You call it implying. Go ahead, be appalled. Be whatever you feel like fits the circumstances if that makes you feel better. You're right, hit and run is how this accident is described and I don't argue that. Yes, Miss Heishman is the victim of improper driving. All of that doesn't change the fact that traffic on the interstate does not have to yeild to oncoming traffic. It's the other way around. Yes, the truck driver did move over. Does anyone know if he had moved over only to realize there was a vehicle to his left? He's still guilty of hit and run. Still, the accident COULD have been avoided had Miss Heishman waited until she knew she was not crowding existing traffic which put her in peril. Would you believe that the truck driver could be guilty of hit and run and still not be at fault for the accident? As a former safety officer, I know it for a fact.

It is funny that you bring that point up when the accident occurred a mile and a half away from the entrance ramp on the interstate. There was only three cars around at the time of the accident: Ms. Heishmans car, Her boyfriends truck, and the tractor and trailer. You should probably know more information about the accident before you voice your opinion. He obviously got over in the left lane to let her on when there was no cars in the left lane and obviously he did not give her enough room when he came and clipped her from behind a mile and a half down the road.

She got on the interestate at the 273 mm, accident happened at 274.6, no question and yielding or not yielding. Wishing her a speedy recovery, and praying each day gets a little better.

I'm sorry! I didn't realize someone other than her boyfriend saw the whole thing. If that's the case, how about providing some information about the tractor trailer.

Her car was struck in the left rear which means he was slightly behind her. He couldn't have lost her in his blind spot.
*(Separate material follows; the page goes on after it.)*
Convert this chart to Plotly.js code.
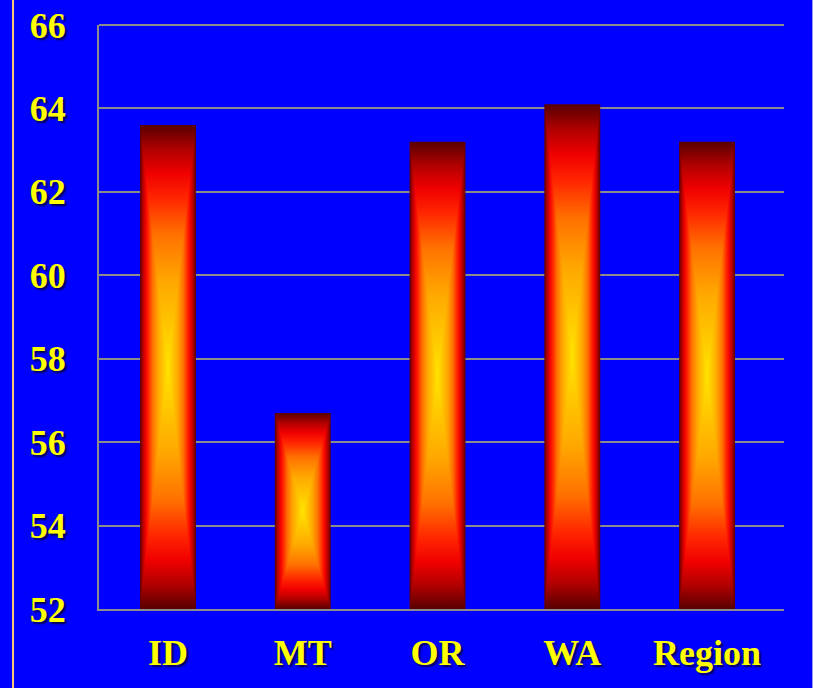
<!DOCTYPE html>
<html>
<head>
<meta charset="utf-8">
<script src="https://cdn.plot.ly/plotly-3.0.1.min.js"></script>
<style>
  html, body { margin: 0; padding: 0; background: #0000ff; }
  #chart { width: 813px; height: 688px; }
</style>
</head>
<body>
<div id="chart"></div>
<script>
// Categories and values
const categories = ["ID", "MT", "OR", "WA", "Region"];
const values = [63.6, 56.7, 63.2, 64.1, 63.2];
const axisMin = 52;
const axisMax = 66;
const tickValues = [52, 54, 56, 58, 60, 62, 64, 66];

const labelFont = {
  family: "Liberation Serif, Times New Roman, serif",
  size: 36,
  color: "#ffff00",
  weight: "bold",
  shadow: "2px 2px 2px #000050"
};

const gridColor = "#8c8c8c";

const trace = {
  type: "bar",
  x: categories,
  y: values.map(v => v - axisMin),
  base: axisMin,
  width: 0.415,
  marker: { color: "#ff2000", line: { width: 0 } },
  hoverinfo: "skip"
};

const layout = {
  width: 813,
  height: 688,
  margin: { l: 99, r: 29, t: 25, b: 79, pad: 0 },
  paper_bgcolor: "#0000ff",
  plot_bgcolor: "#0000ff",
  showlegend: false,
  xaxis: {
    type: "category",
    range: [-0.512, 4.571],
    showgrid: false,
    zeroline: false,
    showline: true,
    linecolor: gridColor,
    linewidth: 2,
    ticks: "",
    ticklabelstandoff: 11,
    tickfont: labelFont
  },
  yaxis: {
    range: [axisMin, axisMax],
    tickvals: tickValues,
    ticktext: tickValues.map(String),
    showgrid: true,
    gridcolor: gridColor,
    gridwidth: 2,
    zeroline: false,
    showline: true,
    linecolor: gridColor,
    linewidth: 2,
    ticks: "",
    ticklabelstandoff: 24,
    tickfont: labelFont
  },
  shapes: [
    // top gridline along the upper edge of the plot
    { type: "line", xref: "paper", yref: "paper",
      x0: 0, x1: 1, y0: 1, y1: 1,
      line: { color: gridColor, width: 2 } },
    // slide borders
    { type: "line", xref: "paper", yref: "paper",
      x0: -0.1255, x1: -0.1255, y0: -0.14, y1: 1.05,
      line: { color: "#ffc870", width: 2 } },
    { type: "line", xref: "paper", yref: "paper",
      x0: 1.0416, x1: 1.0416, y0: -0.14, y1: 1.05,
      line: { color: "#9a9ae8", width: 1 } }
  ]
};

// Rectangular "from centre" gradient: dark edges, yellow core.
const stops = [
  [0.00, "#580000"],
  [0.10, "#b00000"],
  [0.20, "#f00000"],
  [0.30, "#ff2400"],
  [0.45, "#ff7000"],
  [0.65, "#ffa800"],
  [1.00, "#ffe400"]
];

function applyBarGradient(gd) {
  const svg = gd.querySelector("svg.main-svg");
  const NS = "http://www.w3.org/2000/svg";
  let defs = svg.querySelector("defs");
  if (!defs) { defs = document.createElementNS(NS, "defs"); svg.insertBefore(defs, svg.firstChild); }

  function linGrad(id, x1, y1, x2, y2, mirrored) {
    const g = document.createElementNS(NS, "linearGradient");
    g.setAttribute("id", id);
    g.setAttribute("x1", x1); g.setAttribute("y1", y1);
    g.setAttribute("x2", x2); g.setAttribute("y2", y2);
    const list = mirrored
      ? stops.map(s => [s[0] / 2, s[1]]).concat(stops.slice(0, -1).reverse().map(s => [1 - s[0] / 2, s[1]]))
      : stops;
    list.forEach(s => {
      const st = document.createElementNS(NS, "stop");
      st.setAttribute("offset", s[0]);
      st.setAttribute("stop-color", s[1]);
      g.appendChild(st);
    });
    defs.appendChild(g);
  }
  linGrad("gradH", 0, 0, 1, 0, true);
  linGrad("gradTop", 0, 0, 0, 1, false);
  linGrad("gradBottom", 0, 1, 0, 0, false);

  const pat = document.createElementNS(NS, "pattern");
  pat.setAttribute("id", "barFill");
  pat.setAttribute("patternUnits", "objectBoundingBox");
  pat.setAttribute("patternContentUnits", "objectBoundingBox");
  pat.setAttribute("width", 1);
  pat.setAttribute("height", 1);

  const rect = document.createElementNS(NS, "rect");
  rect.setAttribute("x", 0); rect.setAttribute("y", 0);
  rect.setAttribute("width", 1); rect.setAttribute("height", 1);
  rect.setAttribute("fill", "url(#gradH)");
  pat.appendChild(rect);

  const top = document.createElementNS(NS, "polygon");
  top.setAttribute("points", "0,0 1,0 0.5,0.5");
  top.setAttribute("fill", "url(#gradTop)");
  pat.appendChild(top);

  const bottom = document.createElementNS(NS, "polygon");
  bottom.setAttribute("points", "0,1 1,1 0.5,0.5");
  bottom.setAttribute("fill", "url(#gradBottom)");
  pat.appendChild(bottom);

  defs.appendChild(pat);

  gd.querySelectorAll(".bars .point path").forEach(p => {
    p.style.fill = "url(#barFill)";
    p.style.fillOpacity = 1;
  });
}

Plotly.newPlot("chart", [trace], layout, { staticPlot: true, displayModeBar: false })
  .then(applyBarGradient);
</script>
</body>
</html>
The long nose on a conventional cab tractor would have obstructed his view if he was following too closely.
Earlier comments were based on limited information in the first article. The article that now appears is a revision.
My apologies for assuming this accident occurred as Miss Heishman was merging on to I-81 as I gathered from the original article.

Headhunter makes a good point. It must be aggravating to truckers - vehicles making passes on the right rather than allowing them [time 'n space] to move over into the right [slower] lane so that one can make a safer pass around them on the left. I know it's aggravating to me and I have much better vis when either in my 'lil car or aboard my m/c.

Just a general note here and not saying the driver here contributed to her accident.

I was nearly sideswiped last week by a lady in a large SUV last week because she would not yield and came over into my lane while I had another vehicle in the right lane passing me. People need to be watching the road and not be on cell phones or just pulling out thinking people will move over. It is not the responsibility of the traffic to let you in, you MUST YIELD

I try to tell my children when entering I81 do not linger on the right side of a tractor trailer, no matter what. If you are coming down the on ramp yield...too many people do not yield now days but assume you are to move over to let them out.

If a tractor trailer is passing you, do not linger int he dead zone. Slow down, let them around and flash them into the right lane and then past them.

Being one vehicle in front of a tractor trailer is not worth my life or my children. Respect the size of the vehicle and stay the heck off the cell phones people.

To Old Clunker... She was not "lingering" as you put it, and NOT on the cell phone, as her phone was in the drivers door (that was cut off of the car) and found in pieces.

Again, the tractor and trailer saw her get on the interstate which is why he got in the left lane, she could not get around him as he was riding right beside of her for over a mile. She is not going to slow down once she gets on the interstate just to let a truck driver over that could cause even more problems later on. It is not her responsibility to flash the truck driver over either. If he would have been paying attention the whole thing would have been avoided. The fact that he left the seen shows he was too scared to face the consequences that he deserves.